§ DATASET CONTENT:
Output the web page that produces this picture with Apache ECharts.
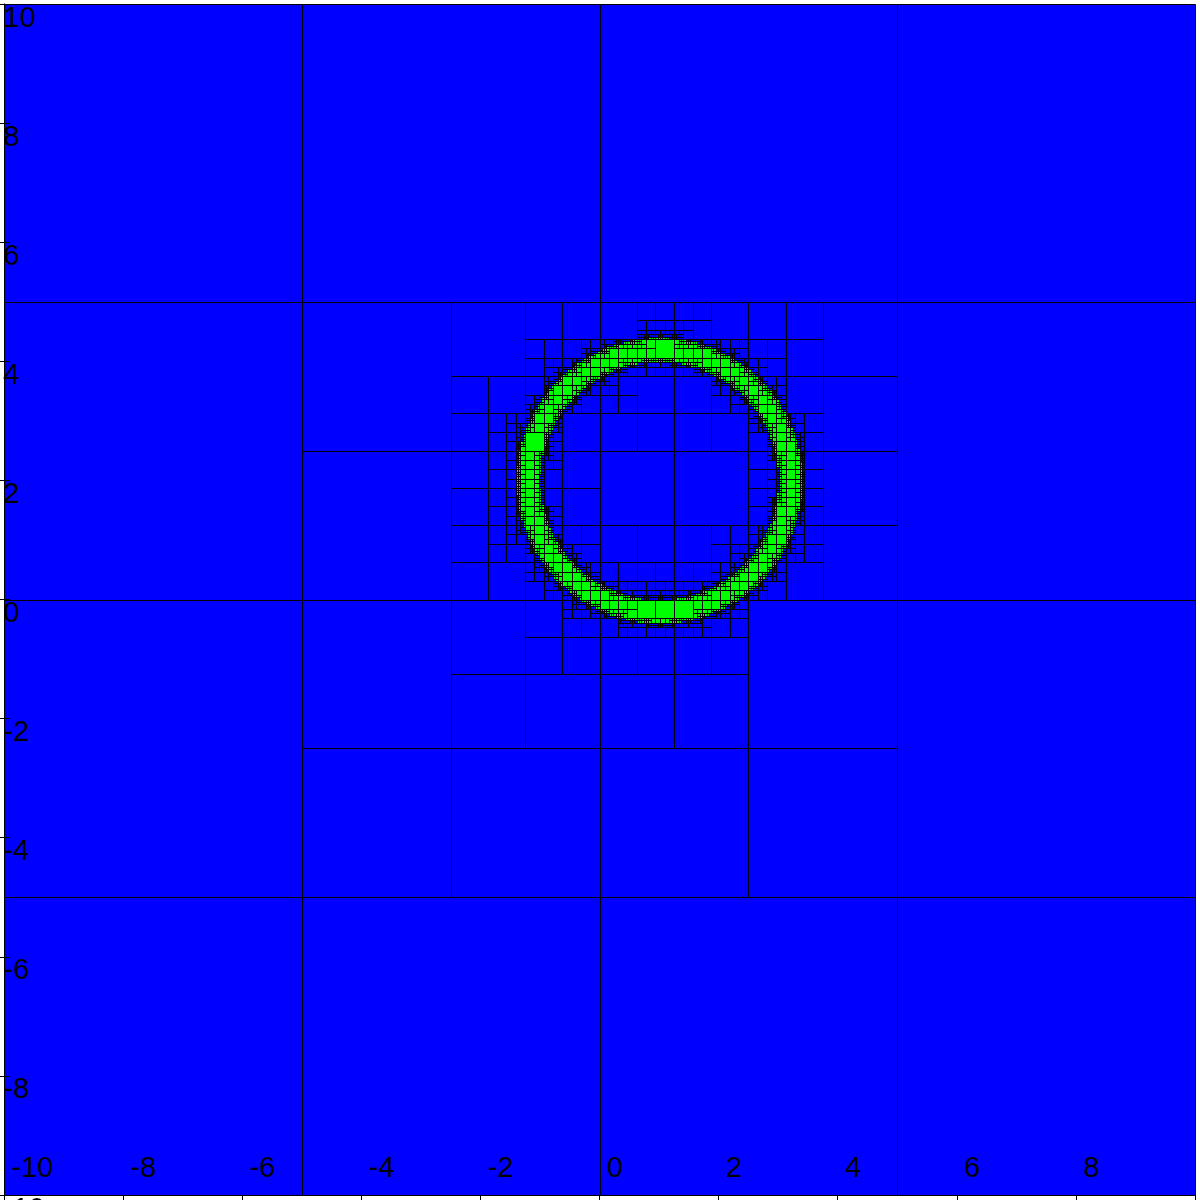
<!DOCTYPE html>
<html>
<head>
<meta charset="utf-8">
<script src="https://cdn.jsdelivr.net/npm/echarts@6/dist/echarts.min.js"></script>
<style>
html,body{margin:0;padding:0;background:#ffffff;}
#chart{width:1200px;height:1200px;}
</style>
</head>
<body>
<div id="chart"></div>
<script>
// ---- values ----
const xTicks = [-10, -8, -6, -4, -2, 0, 2, 4, 6, 8, 10];
const yTicks = [-10, -8, -6, -4, -2, 0, 2, 4, 6, 8, 10];
const domainX = [-10, 10];
const domainY = [-10, 10];
const baseBlock = 5;          // coarse mesh block size
const maxRefine = 7;          // finest cell = 5 / 2^7
const ringCenter = [1.0, 2.0];
const ringRadii = [2.0, 2.4]; // inner, outer radius of the green ring
const cellColors = ['#0000ff', '#00ff00']; // 0 = outside ring, 1 = inside ring

// ---- build the adaptive mesh table from those values ----
function cutsCircle(x0, y0, x1, y1, r) {
  const cx = ringCenter[0], cy = ringCenter[1];
  const nx = Math.max(x0, Math.min(cx, x1));
  const ny = Math.max(y0, Math.min(cy, y1));
  const dmin = Math.hypot(nx - cx, ny - cy);
  const dmax = Math.max(
    Math.hypot(x0 - cx, y0 - cy), Math.hypot(x1 - cx, y0 - cy),
    Math.hypot(x0 - cx, y1 - cy), Math.hypot(x1 - cx, y1 - cy));
  return dmin < r && dmax > r;
}
function cellValue(x, y) {
  const d = Math.hypot(x - ringCenter[0], y - ringCenter[1]);
  return (d >= ringRadii[0] && d <= ringRadii[1]) ? 1 : 0;
}
const cells = [];
function refine(x0, y0, s, level) {
  const x1 = x0 + s, y1 = y0 + s;
  if (level < maxRefine && ringRadii.some(r => cutsCircle(x0, y0, x1, y1, r))) {
    const h = s / 2;
    refine(x0, y0, h, level + 1);
    refine(x0 + h, y0, h, level + 1);
    refine(x0, y0 + h, h, level + 1);
    refine(x0 + h, y0 + h, h, level + 1);
  } else {
    cells.push([x0, y0, x1, y1, cellValue((x0 + x1) / 2, (y0 + y1) / 2)]);
  }
}
for (let bx = domainX[0]; bx < domainX[1]; bx += baseBlock) {
  for (let by = domainY[0]; by < domainY[1]; by += baseBlock) {
    refine(bx, by, baseBlock, 0);
  }
}

function renderCell(params, api) {
  const p0 = api.coord([api.value(0), api.value(1)]);
  const p1 = api.coord([api.value(2), api.value(3)]);
  const xa = Math.round(p0[0]), xb = Math.round(p1[0]);
  const ya = Math.round(p1[1]), yb = Math.round(p0[1]);
  const children = [];
  if (xb - xa > 1 && yb - ya > 1) {
    children.push({
      type: 'rect', silent: true,
      shape: {x: xa + 1, y: ya + 1, width: xb - xa - 1, height: yb - ya - 1},
      style: {fill: cellColors[api.value(4)], stroke: null, lineWidth: 0}
    });
  }
  children.push({
    type: 'rect', silent: true,
    shape: {x: xa + 0.5, y: ya + 0.5, width: xb - xa, height: yb - ya},
    style: {fill: null, stroke: '#000000', lineWidth: 1}
  });
  return {type: 'group', children: children};
}

const labelFont = {color: '#000000', fontSize: 29, fontFamily: 'Liberation Sans'};

const chart = echarts.init(document.getElementById('chart'), null, {renderer: 'canvas'});
chart.setOption({
  animation: false,
  backgroundColor: '#ffffff',
  grid: {left: 4, right: 5, top: 4, bottom: 5, containLabel: false, outerBoundsMode: 'none'},
  xAxis: [{
    type: 'value', min: xTicks[0], max: xTicks[xTicks.length - 1],
    interval: xTicks[1] - xTicks[0], position: 'bottom', z: 10,
    axisLine: {show: true, onZero: false, lineStyle: {color: '#000', width: 1}},
    axisTick: {show: true, inside: false, length: 5, lineStyle: {color: '#000', width: 1}},
    axisLabel: Object.assign({
      inside: true, margin: 12, align: 'left', verticalAlign: 'bottom',
      padding: [0, 0, 0, 7], showMinLabel: true, showMaxLabel: true, hideOverlap: false,
      formatter: v => String(v)
    }, labelFont),
    splitLine: {show: false}
  }],
  yAxis: [{
    type: 'value', min: yTicks[0], max: yTicks[yTicks.length - 1],
    interval: yTicks[1] - yTicks[0], position: 'left', z: 10,
    axisLine: {show: true, onZero: false, lineStyle: {color: '#000', width: 1}},
    axisTick: {show: true, inside: false, length: 4, lineStyle: {color: '#000', width: 1}},
    axisLabel: Object.assign({
      inside: true, margin: -1, align: 'left', verticalAlign: 'top',
      showMinLabel: true, showMaxLabel: true, hideOverlap: false,
      formatter: v => String(v)
    }, labelFont),
    splitLine: {show: false}
  }, {
    type: 'value', min: yTicks[0], max: yTicks[yTicks.length - 1],
    interval: yTicks[1] - yTicks[0], position: 'left', offset: 0, z: 10,
    axisLine: {show: false, onZero: false},
    axisTick: {show: true, inside: true, length: 6, lineStyle: {color: '#000', width: 1}},
    axisLabel: {show: false},
    splitLine: {show: false}
  }],
  series: [{
    type: 'custom', name: 'cells', renderItem: renderCell, data: cells,
    xAxisIndex: 0, yAxisIndex: 0, progressive: 0, progressiveThreshold: 1e9,
    animation: false, silent: true, z: 2
  }]
});
</script>
</body>
</html>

§ WRITTEN EXERCISE: Leave the pictures out and output the rest of the listing exactly.

§ FULL ANSWER:
Output the web page that produces this picture with Apache ECharts.
<!DOCTYPE html>
<html>
<head>
<meta charset="utf-8">
<script src="https://cdn.jsdelivr.net/npm/echarts@6/dist/echarts.min.js"></script>
<style>
html,body{margin:0;padding:0;background:#ffffff;}
#chart{width:1200px;height:1200px;}
</style>
</head>
<body>
<div id="chart"></div>
<script>
// ---- values ----
const xTicks = [-10, -8, -6, -4, -2, 0, 2, 4, 6, 8, 10];
const yTicks = [-10, -8, -6, -4, -2, 0, 2, 4, 6, 8, 10];
const domainX = [-10, 10];
const domainY = [-10, 10];
const baseBlock = 5;          // coarse mesh block size
const maxRefine = 7;          // finest cell = 5 / 2^7
const ringCenter = [1.0, 2.0];
const ringRadii = [2.0, 2.4]; // inner, outer radius of the green ring
const cellColors = ['#0000ff', '#00ff00']; // 0 = outside ring, 1 = inside ring

// ---- build the adaptive mesh table from those values ----
function cutsCircle(x0, y0, x1, y1, r) {
  const cx = ringCenter[0], cy = ringCenter[1];
  const nx = Math.max(x0, Math.min(cx, x1));
  const ny = Math.max(y0, Math.min(cy, y1));
  const dmin = Math.hypot(nx - cx, ny - cy);
  const dmax = Math.max(
    Math.hypot(x0 - cx, y0 - cy), Math.hypot(x1 - cx, y0 - cy),
    Math.hypot(x0 - cx, y1 - cy), Math.hypot(x1 - cx, y1 - cy));
  return dmin < r && dmax > r;
}
function cellValue(x, y) {
  const d = Math.hypot(x - ringCenter[0], y - ringCenter[1]);
  return (d >= ringRadii[0] && d <= ringRadii[1]) ? 1 : 0;
}
const cells = [];
function refine(x0, y0, s, level) {
  const x1 = x0 + s, y1 = y0 + s;
  if (level < maxRefine && ringRadii.some(r => cutsCircle(x0, y0, x1, y1, r))) {
    const h = s / 2;
    refine(x0, y0, h, level + 1);
    refine(x0 + h, y0, h, level + 1);
    refine(x0, y0 + h, h, level + 1);
    refine(x0 + h, y0 + h, h, level + 1);
  } else {
    cells.push([x0, y0, x1, y1, cellValue((x0 + x1) / 2, (y0 + y1) / 2)]);
  }
}
for (let bx = domainX[0]; bx < domainX[1]; bx += baseBlock) {
  for (let by = domainY[0]; by < domainY[1]; by += baseBlock) {
    refine(bx, by, baseBlock, 0);
  }
}

function renderCell(params, api) {
  const p0 = api.coord([api.value(0), api.value(1)]);
  const p1 = api.coord([api.value(2), api.value(3)]);
  const xa = Math.round(p0[0]), xb = Math.round(p1[0]);
  const ya = Math.round(p1[1]), yb = Math.round(p0[1]);
  const children = [];
  if (xb - xa > 1 && yb - ya > 1) {
    children.push({
      type: 'rect', silent: true,
      shape: {x: xa + 1, y: ya + 1, width: xb - xa - 1, height: yb - ya - 1},
      style: {fill: cellColors[api.value(4)], stroke: null, lineWidth: 0}
    });
  }
  children.push({
    type: 'rect', silent: true,
    shape: {x: xa + 0.5, y: ya + 0.5, width: xb - xa, height: yb - ya},
    style: {fill: null, stroke: '#000000', lineWidth: 1}
  });
  return {type: 'group', children: children};
}

const labelFont = {color: '#000000', fontSize: 29, fontFamily: 'Liberation Sans'};

const chart = echarts.init(document.getElementById('chart'), null, {renderer: 'canvas'});
chart.setOption({
  animation: false,
  backgroundColor: '#ffffff',
  grid: {left: 4, right: 5, top: 4, bottom: 5, containLabel: false, outerBoundsMode: 'none'},
  xAxis: [{
    type: 'value', min: xTicks[0], max: xTicks[xTicks.length - 1],
    interval: xTicks[1] - xTicks[0], position: 'bottom', z: 10,
    axisLine: {show: true, onZero: false, lineStyle: {color: '#000', width: 1}},
    axisTick: {show: true, inside: false, length: 5, lineStyle: {color: '#000', width: 1}},
    axisLabel: Object.assign({
      inside: true, margin: 12, align: 'left', verticalAlign: 'bottom',
      padding: [0, 0, 0, 7], showMinLabel: true, showMaxLabel: true, hideOverlap: false,
      formatter: v => String(v)
    }, labelFont),
    splitLine: {show: false}
  }],
  yAxis: [{
    type: 'value', min: yTicks[0], max: yTicks[yTicks.length - 1],
    interval: yTicks[1] - yTicks[0], position: 'left', z: 10,
    axisLine: {show: true, onZero: false, lineStyle: {color: '#000', width: 1}},
    axisTick: {show: true, inside: false, length: 4, lineStyle: {color: '#000', width: 1}},
    axisLabel: Object.assign({
      inside: true, margin: -1, align: 'left', verticalAlign: 'top',
      showMinLabel: true, showMaxLabel: true, hideOverlap: false,
      formatter: v => String(v)
    }, labelFont),
    splitLine: {show: false}
  }, {
    type: 'value', min: yTicks[0], max: yTicks[yTicks.length - 1],
    interval: yTicks[1] - yTicks[0], position: 'left', offset: 0, z: 10,
    axisLine: {show: false, onZero: false},
    axisTick: {show: true, inside: true, length: 6, lineStyle: {color: '#000', width: 1}},
    axisLabel: {show: false},
    splitLine: {show: false}
  }],
  series: [{
    type: 'custom', name: 'cells', renderItem: renderCell, data: cells,
    xAxisIndex: 0, yAxisIndex: 0, progressive: 0, progressiveThreshold: 1e9,
    animation: false, silent: true, z: 2
  }]
});
</script>
</body>
</html>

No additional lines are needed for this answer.